I was doing a Tickle questionnaire today - Tickle is a website which engages people by seting lots of questionnaires an awful lot of which lead to a pretty crass event to join an internet dating service.  This questionnaire was supposed to be about Gardiner's 7 intelligences.  What amused me was that my social intellegence quotient was off the scale. It had to be. What they told me in the report was that I had scored better than 100% of people who had taken the test. Which is mathematically impossible. Surely I was one of the 100%?? Try it yourself.

bombs and the internet

This morning the papers and radio were all a flutter about the number of websites where you can find plans so you can build your own bomb.  A couple of polticians promised they would put a stop to this for good.  Which seemed very ridiculous.  I've got a better idea.
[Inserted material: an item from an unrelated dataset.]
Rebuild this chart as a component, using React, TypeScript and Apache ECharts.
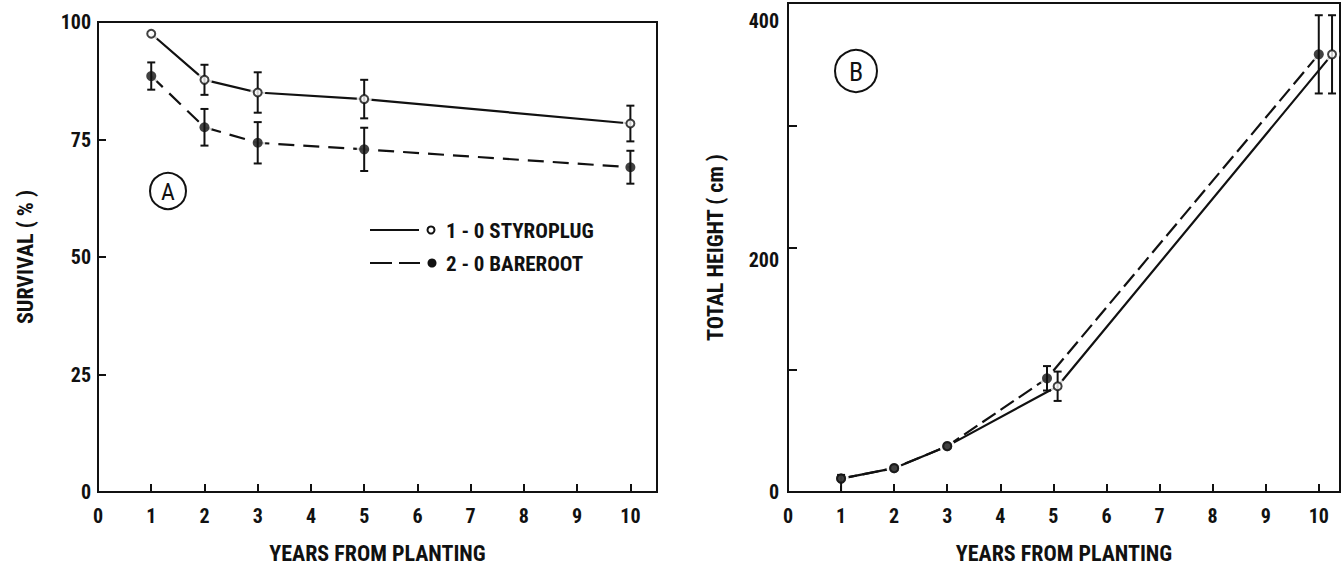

Flood the internet with lots of designs for bombs - but all fake or deeply flawed.  A terrorist is hardly going to go to the trouble to build a bomb if he doesn't know if its going to work or not.  There's a serious point to this. We're not honest enough about the amount of spam which floats around the category - marketing junk, me too claims and the rest. It would apppear that a lot of marketing cretes spam. Presumably this is OK otherwise we wouldn't do it - no one would buy. because they couldn't work out what was true and what wasn't. There has to be a optimum level of spam which favours one brand rather than another. Some brands must want spam free categories. Others must revel in them. The trick for each brand is figuring out how much noise you ideally want. It isn't just about signal.